EVs Got Cheaper Everywhere Except America
Global EV prices fell in 2025, but U.S. buyers are still boxed in by weak policy, no cheap Chinese models, and a taste for bigger cars.

Electric cars became more affordable across much of the world in 2025, while the U.S. remained the outlier, according to Rest of World. That split matters for automakers, policymakers, and investors because it shows affordability is not just a manufacturing problem, it is also a policy and market-design problem.
Electric cars got cheaper in much of the world in 2025. In the U.S., they did not. That is the whole story in one line, and it is a pretty awkward one for the world's richest car market. Rest of World reports that one in four cars sold globally is now electric, a sign that EVs are moving from niche product to mainstream hardware in a lot of places. But U.S. penetration is still lagging, and the affordability gap is a big reason why.
The U.S. problem is not just one thing, which is why it keeps sticking around. Rest of World points to three main blockers: a lack of supportive policy and subsidies, the unavailability of affordable Chinese models, and a preference for big cars. Put those together and you get a market where the cheapest EV options are harder to access, incentives are less helpful, and the vehicles American buyers tend to want are often larger and pricier.
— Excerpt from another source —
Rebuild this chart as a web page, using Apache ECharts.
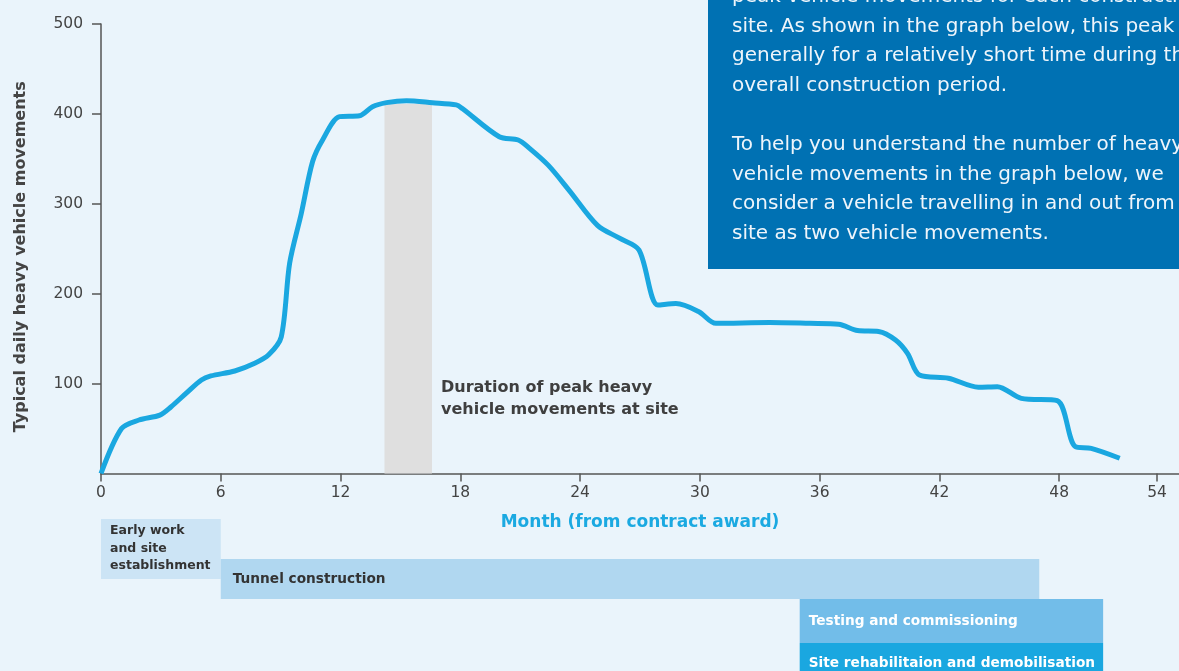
<!DOCTYPE html>
<html>
<head>
<meta charset="utf-8">
<script src="https://cdn.jsdelivr.net/npm/echarts@6/dist/echarts.min.js"></script>
<style>
  html, body { margin: 0; padding: 0; background: #eaf4fb; }
  #chart { width: 1179px; height: 671px; }
</style>
</head>
<body>
<div id="chart"></div>
<script>
// heavy vehicle movements (month from contract award)
const months = [0, 1.03, 1.9, 2.95, 3.5, 4.3, 5.03, 5.5, 6.7, 7.7, 8.4, 9.03, 9.45, 10.03, 10.6, 11.1,
  11.95, 12.95, 13.6, 14.3, 15.3, 16.6, 17.8, 18.1, 19.95, 20.9, 21.45, 22.4, 23.45, 24.87, 25.95,
  26.95, 27.9, 28.8, 29.95, 30.8, 33.5, 35.5, 36.95, 37.9, 38.95, 39.8, 40.4, 41.0, 42.45, 43.95,
  44.9, 46.1, 47.9, 48.8, 49.6, 51.03];
const movements = [0, 50, 59.5, 65, 74, 90, 104, 108.5, 114, 122.6, 132, 152, 234, 289, 347, 371,
  397, 398, 408, 412.5, 414.7, 412.5, 410, 406, 374.6, 371, 362, 343, 315, 276, 262,
  248.6, 187.4, 189, 180, 167, 168, 167, 166, 159, 158, 148.5, 133.7, 109.6, 106, 96,
  96.6, 83.6, 81, 30, 28, 17];

const xTickValues = [0, 6, 12, 18, 24, 30, 36, 42, 48, 52.9];
const xTickLabels = ['0', '6', '12', '18', '24', '30', '36', '42', '48', '54'];
const yTickValues = [100, 200, 300, 400, 500];

const peakStart = 14.2;
const peakEnd = 16.58;
const peakTop = 411;

const phaseNames = ['Early work\nand site\nestablishment', 'Tunnel construction',
  'Testing and commissioning', 'Site rehabilitaion and demobilisation'];
const phaseStart = [0, 6, 35, 35];
const phaseEnd = [6, 47, 50.2, 50.2];
const phaseLane = [0, 1, 2, 3];

const noteLines = [
  'peak vehicle movements for each construction',
  'site. As shown in the graph below, this peak is',
  'generally for a relatively short time during the',
  'overall construction period.',
  '',
  'To help you understand the number of heavy',
  'vehicle movements in the graph below, we',
  'consider a vehicle travelling in and out from a',
  'site as two vehicle movements.'
];

const FONT = '"DejaVu Sans", "Noto Sans", sans-serif';
const laneColor = ['#cce4f5', '#b0d7f0', '#72bde9', '#1aa7e0'];
const laneText = ['#333333', '#333333', '#ffffff', '#ffffff'];
const laneOffset = [0, 0, 0, 0.1];
const laneSpan = [1.5, 1, 1.1, 1];
const lanePad = [9, 12, 9, 9];
const laneFont = [12.5, 13.7, 13.7, 13.7];

const chart = echarts.init(document.getElementById('chart'));

const option = {
  backgroundColor: '#eaf4fb',
  animation: false,
  grid: [
    { left: 101, right: 0, top: 24, bottom: 197.5 },
    { left: 101, right: 0, top: 519, bottom: 0 }
  ],
  xAxis: [
    {
      type: 'value', min: 0, max: 54,
      name: 'Month (from contract award)',
      nameLocation: 'middle', nameGap: 41,
      nameTextStyle: { color: '#1ba9e1', fontSize: 17, fontWeight: 'bold', fontFamily: FONT },
      axisLine: { lineStyle: { color: '#555', width: 1.5 } },
      axisTick: { show: true, length: 8, customValues: xTickValues, lineStyle: { color: '#555', width: 1.5 } },
      axisLabel: {
        customValues: xTickValues, margin: 11, color: '#444', fontSize: 15.5, fontFamily: FONT,
        formatter: v => xTickLabels[xTickValues.indexOf(v)]
      },
      splitLine: { show: false }
    },
    { type: 'value', gridIndex: 1, min: 0, max: 54, show: false }
  ],
  yAxis: [
    {
      type: 'value', min: 0, max: 500, interval: 100,
      name: 'Typical daily heavy vehicle movements',
      nameLocation: 'middle', nameGap: 72,
      nameTextStyle: { color: '#444', fontSize: 16, fontWeight: 'bold', fontFamily: FONT, padding: [0, 16, 0, 0] },
      axisLine: { show: true, lineStyle: { color: '#555', width: 1.5 } },
      axisTick: { show: true, length: 9, customValues: yTickValues, lineStyle: { color: '#555', width: 1.5 } },
      axisLabel: { customValues: yTickValues, margin: 18, color: '#444', fontSize: 15.5, fontFamily: FONT },
      splitLine: { show: false }
    },
    // 152px tall lane grid, 40px per lane
    { type: 'value', gridIndex: 1, inverse: true, min: 0, max: 3.8, show: false }
  ],
  graphic: [
    {
      type: 'rect', left: 708, top: 0, z: 0,
      shape: { width: 480, height: 269 },
      style: { fill: '#0071b3' }
    },
    {
      type: 'text', left: 732, top: -18, z: 1,
      style: {
        text: noteLines.join('\n'), fill: '#eef5fb', fontSize: 20, lineHeight: 29.6,
        fontFamily: FONT
      }
    },
    {
      type: 'text', left: 441, top: 377, z: 1,
      style: {
        text: 'Duration of peak heavy\nvehicle movements at site', fill: '#3f3f3f',
        fontSize: 16, lineHeight: 22, fontWeight: 'bold', fontFamily: FONT
      }
    }
  ],
  series: [
    {
      type: 'line',
      data: months.map((m, i) => [m, movements[i]]),
      smooth: 0.3,
      showSymbol: false,
      lineStyle: { color: '#1aa7e0', width: 5 },
      z: 3,
      markArea: {
        silent: true,
        itemStyle: { color: '#dfdfdf' },
        data: [[{ xAxis: peakStart, yAxis: 0 }, { xAxis: peakEnd, yAxis: peakTop }]]
      }
    },
    {
      type: 'custom',
      xAxisIndex: 1, yAxisIndex: 1,
      clip: false,
      data: phaseNames.map((n, i) => [phaseStart[i], phaseEnd[i], phaseLane[i]]),
      encode: { x: [0, 1], y: 2 },
      renderItem: (params, api) => {
        const i = params.dataIndex;
        const lane = api.value(2) + laneOffset[i];
        const a = api.coord([api.value(0), lane]);
        const b = api.coord([api.value(1), lane + laneSpan[i]]);
        const top = a[1];
        const height = b[1] - a[1];
        const multi = phaseNames[i].indexOf('\n') >= 0;
        const zz = i === 2 ? 10 : 0;
        return {
          type: 'group',
          children: [
            {
              type: 'rect', z2: zz,
              shape: { x: a[0], y: top, width: b[0] - a[0], height: height },
              style: { fill: laneColor[i] }
            },
            {
              type: 'text', z2: zz + 1,
              style: {
                text: phaseNames[i],
                x: a[0] + lanePad[i],
                y: multi ? top + 3 : top + height / 2,
                verticalAlign: multi ? 'top' : 'middle',
                fill: laneText[i], fontSize: laneFont[i], lineHeight: 17.5,
                fontWeight: 'bold', fontFamily: FONT
              }
            }
          ]
        };
      }
    }
  ]
};

chart.setOption(option);
</script>
</body>
</html>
In other words, the U.S. is not simply behind on EV adoption. It is operating under a different set of incentives than the markets where electric cars are getting cheaper and spreading faster.
That matters because affordability is what usually turns a cool technology into a mass product. EVs do not need to win on vibes anymore. They need to win on total cost, availability, and fit. Around the world, falling prices can push EVs into the kind of territory where ordinary buyers start to see them as a practical option rather than a status signal or a policy experiment. In the U.S., however, the mix of weak support, limited access to lower-cost foreign models, and consumer demand for bigger vehicles slows that transition. The result is a market that may talk about electrification loudly, but still makes it hard for a lot of households to actually buy in.
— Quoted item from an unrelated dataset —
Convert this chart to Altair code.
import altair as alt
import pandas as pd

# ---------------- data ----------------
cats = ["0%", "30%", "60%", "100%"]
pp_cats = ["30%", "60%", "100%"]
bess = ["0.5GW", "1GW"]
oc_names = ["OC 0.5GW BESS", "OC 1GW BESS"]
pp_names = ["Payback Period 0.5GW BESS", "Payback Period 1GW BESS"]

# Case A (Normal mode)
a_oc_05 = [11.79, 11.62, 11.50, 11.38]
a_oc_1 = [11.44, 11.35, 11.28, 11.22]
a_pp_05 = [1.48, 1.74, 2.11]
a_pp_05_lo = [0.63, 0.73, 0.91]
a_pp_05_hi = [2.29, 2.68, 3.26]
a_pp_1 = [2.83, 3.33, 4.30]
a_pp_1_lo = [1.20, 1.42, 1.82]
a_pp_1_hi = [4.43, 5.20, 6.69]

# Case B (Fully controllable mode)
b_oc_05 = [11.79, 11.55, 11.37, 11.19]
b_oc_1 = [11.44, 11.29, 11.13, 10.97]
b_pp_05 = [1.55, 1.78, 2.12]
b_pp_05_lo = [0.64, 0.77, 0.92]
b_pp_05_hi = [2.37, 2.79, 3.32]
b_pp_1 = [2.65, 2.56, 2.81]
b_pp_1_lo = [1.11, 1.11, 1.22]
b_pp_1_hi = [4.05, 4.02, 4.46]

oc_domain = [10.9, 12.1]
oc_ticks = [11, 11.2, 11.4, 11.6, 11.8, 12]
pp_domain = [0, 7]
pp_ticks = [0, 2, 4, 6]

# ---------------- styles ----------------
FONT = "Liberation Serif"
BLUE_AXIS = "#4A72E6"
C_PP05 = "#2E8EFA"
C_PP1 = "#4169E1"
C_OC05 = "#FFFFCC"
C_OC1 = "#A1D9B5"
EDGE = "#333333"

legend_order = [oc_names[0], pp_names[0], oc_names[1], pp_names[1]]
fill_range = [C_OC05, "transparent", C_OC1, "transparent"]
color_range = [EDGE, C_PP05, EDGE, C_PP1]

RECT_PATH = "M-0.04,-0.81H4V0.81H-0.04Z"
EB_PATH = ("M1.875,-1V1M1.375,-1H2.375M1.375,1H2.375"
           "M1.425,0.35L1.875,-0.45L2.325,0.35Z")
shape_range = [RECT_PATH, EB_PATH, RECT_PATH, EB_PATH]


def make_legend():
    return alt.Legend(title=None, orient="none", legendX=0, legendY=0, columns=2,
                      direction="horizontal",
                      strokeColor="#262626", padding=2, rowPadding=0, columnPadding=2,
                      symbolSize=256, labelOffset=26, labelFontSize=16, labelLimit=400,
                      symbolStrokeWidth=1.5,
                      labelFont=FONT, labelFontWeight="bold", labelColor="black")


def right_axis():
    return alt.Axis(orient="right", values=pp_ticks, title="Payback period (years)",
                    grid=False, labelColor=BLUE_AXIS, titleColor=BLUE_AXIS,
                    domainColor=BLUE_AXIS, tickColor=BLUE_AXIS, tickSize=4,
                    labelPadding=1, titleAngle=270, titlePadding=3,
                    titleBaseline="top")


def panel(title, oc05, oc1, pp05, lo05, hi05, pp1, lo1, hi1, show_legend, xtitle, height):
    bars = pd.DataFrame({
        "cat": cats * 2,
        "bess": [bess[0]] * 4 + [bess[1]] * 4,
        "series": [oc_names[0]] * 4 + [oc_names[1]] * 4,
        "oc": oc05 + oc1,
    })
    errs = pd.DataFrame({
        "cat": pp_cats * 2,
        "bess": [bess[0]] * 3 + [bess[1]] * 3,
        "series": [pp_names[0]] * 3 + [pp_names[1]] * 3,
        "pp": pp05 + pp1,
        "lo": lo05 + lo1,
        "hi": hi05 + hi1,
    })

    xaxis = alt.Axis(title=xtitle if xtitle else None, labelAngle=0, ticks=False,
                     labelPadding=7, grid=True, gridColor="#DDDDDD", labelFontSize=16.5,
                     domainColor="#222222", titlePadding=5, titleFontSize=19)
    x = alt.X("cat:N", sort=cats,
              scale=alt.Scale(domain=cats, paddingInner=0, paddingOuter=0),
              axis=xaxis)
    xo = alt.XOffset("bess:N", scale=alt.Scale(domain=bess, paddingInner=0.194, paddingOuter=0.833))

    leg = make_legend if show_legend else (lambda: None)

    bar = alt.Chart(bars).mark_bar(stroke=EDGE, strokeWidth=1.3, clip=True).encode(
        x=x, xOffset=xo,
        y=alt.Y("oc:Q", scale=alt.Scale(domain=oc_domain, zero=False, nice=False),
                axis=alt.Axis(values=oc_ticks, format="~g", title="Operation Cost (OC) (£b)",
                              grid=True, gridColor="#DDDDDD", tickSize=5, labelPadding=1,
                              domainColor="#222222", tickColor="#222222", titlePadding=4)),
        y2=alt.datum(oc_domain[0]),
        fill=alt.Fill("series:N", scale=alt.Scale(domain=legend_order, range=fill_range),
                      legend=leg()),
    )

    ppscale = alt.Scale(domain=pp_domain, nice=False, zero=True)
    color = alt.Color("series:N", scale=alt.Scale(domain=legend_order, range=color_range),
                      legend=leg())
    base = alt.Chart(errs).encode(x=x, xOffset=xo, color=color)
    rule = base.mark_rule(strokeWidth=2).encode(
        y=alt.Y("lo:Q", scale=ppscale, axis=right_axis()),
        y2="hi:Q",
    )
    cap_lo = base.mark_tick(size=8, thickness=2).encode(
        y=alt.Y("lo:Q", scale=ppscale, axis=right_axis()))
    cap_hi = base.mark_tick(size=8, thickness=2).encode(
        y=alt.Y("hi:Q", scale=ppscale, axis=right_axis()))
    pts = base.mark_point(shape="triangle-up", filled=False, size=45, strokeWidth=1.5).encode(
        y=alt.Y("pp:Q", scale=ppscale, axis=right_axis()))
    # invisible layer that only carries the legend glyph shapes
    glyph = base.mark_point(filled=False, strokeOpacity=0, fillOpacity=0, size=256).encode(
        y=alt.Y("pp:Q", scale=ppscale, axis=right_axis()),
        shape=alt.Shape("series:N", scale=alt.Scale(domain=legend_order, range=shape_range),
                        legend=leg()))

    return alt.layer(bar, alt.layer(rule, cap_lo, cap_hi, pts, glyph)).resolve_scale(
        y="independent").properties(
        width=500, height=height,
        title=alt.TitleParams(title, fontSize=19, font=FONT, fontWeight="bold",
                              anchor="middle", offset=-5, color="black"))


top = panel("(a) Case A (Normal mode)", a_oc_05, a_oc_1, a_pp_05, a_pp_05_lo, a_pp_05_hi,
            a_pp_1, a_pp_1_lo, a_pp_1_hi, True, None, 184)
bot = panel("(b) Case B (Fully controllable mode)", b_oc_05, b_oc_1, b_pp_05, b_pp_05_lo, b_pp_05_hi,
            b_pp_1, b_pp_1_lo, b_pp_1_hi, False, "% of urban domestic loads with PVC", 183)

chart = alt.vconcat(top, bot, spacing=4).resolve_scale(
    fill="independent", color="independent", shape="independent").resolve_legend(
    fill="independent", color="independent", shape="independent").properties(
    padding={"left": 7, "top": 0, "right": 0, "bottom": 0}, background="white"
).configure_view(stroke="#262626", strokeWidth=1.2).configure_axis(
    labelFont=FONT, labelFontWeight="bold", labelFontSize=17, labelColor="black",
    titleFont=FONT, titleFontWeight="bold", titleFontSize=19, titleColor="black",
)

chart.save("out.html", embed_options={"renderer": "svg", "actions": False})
For automakers, that split creates a very specific headache. Global EV strategy now has to be region by region, not slogan by slogan. A carmaker can see demand rising internationally and still struggle to unlock volume in the U.S. if the pricing ladder is wrong, the incentives are thin, or the product lineup does not match what Americans buy. The source does not go into individual company strategies, but the implication is straightforward: if one in four cars sold globally is already electric, companies that fail to adapt to local affordability conditions risk missing the fastest-growing demand pockets while still burning money trying to force the wrong product into the wrong market.
The policy piece is just as important. The source says the U.S. lacks supportive policy and subsidies, and that is not a minor footnote. Subsidies can do more than lower sticker prices. They can shape consumer timing, help manufacturers plan capacity, and reduce the psychological barrier around making the first EV purchase. Without that support, the market has to work harder to get buyers over the line. And because the U.S. also does not have the availability of affordable Chinese EV models that exist elsewhere, buyers have fewer low-cost choices to compare against internal combustion cars. That combination leaves the market more exposed to sticker shock, especially for families already shopping in the larger-vehicle segment.
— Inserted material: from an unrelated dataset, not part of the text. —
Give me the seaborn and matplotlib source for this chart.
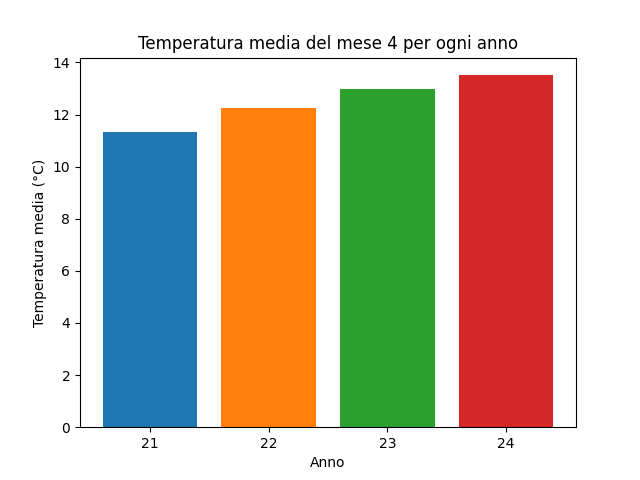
import matplotlib
matplotlib.use("Agg")
import matplotlib.pyplot as plt
import seaborn as sns

# temperatura media di aprile per anno
anni = ["21", "22", "23", "24"]
temperature = [11.32, 12.24, 12.97, 13.51]
colori = ["#1f77b4", "#ff7f0e", "#2ca02c", "#d62728"]

fig, ax = plt.subplots(figsize=(6.4, 4.8), dpi=100)
sns.barplot(x=anni, y=temperature, hue=anni, palette=colori, legend=False,
            width=0.8, saturation=1, ax=ax)
ax.set_xlim(-0.59, 3.59)
ax.set_ylim(0, max(temperature) * 1.05)
ax.set_xlabel("Anno")
ax.set_ylabel("Temperatura media (°C)")
ax.set_title("Temperatura media del mese 4 per ogni anno")
plt.savefig("out.png")
plt.close()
There is also a cultural angle hiding inside the economics. The source notes a U.S. preference for big cars, and that detail matters because vehicle size and price are linked. Larger vehicles generally cost more, and if the market is already missing the cheapest EV imports and has less policy support to offset prices, that preference becomes another drag on affordability. It is one thing to electrify a compact car segment. It is another to do it at scale in a market where buyers often want SUVs and trucks. That makes the U.S. transition structurally harder than in places where smaller, cheaper EVs can play a bigger role.
For executives and boards, the broader lesson is that EV adoption is not just a technology curve, it is a policy and product-market fit curve. The same vehicle category can expand quickly in one geography and stall in another because the operating environment is different. That means revenue forecasts, capital allocation, and rollout plans need to account for more than battery costs and factory output. They need to account for subsidy regimes, competitive imports, and the size preferences of local consumers. The U.S. is the clearest example in this story: electric cars are getting more affordable worldwide, but unless policy, product mix, and consumer fit line up, a market can still be left watching from the curb while the rest of the world drives off.
For decision-makers, that is the strategic sting. The EV race is no longer only about who can build the car. It is about who can make the car affordable in the exact market they are trying to win. Global leaders who understand that will price, lobby, and plan differently. Those who do not may discover that the biggest market in the world is also the hardest one to electrify.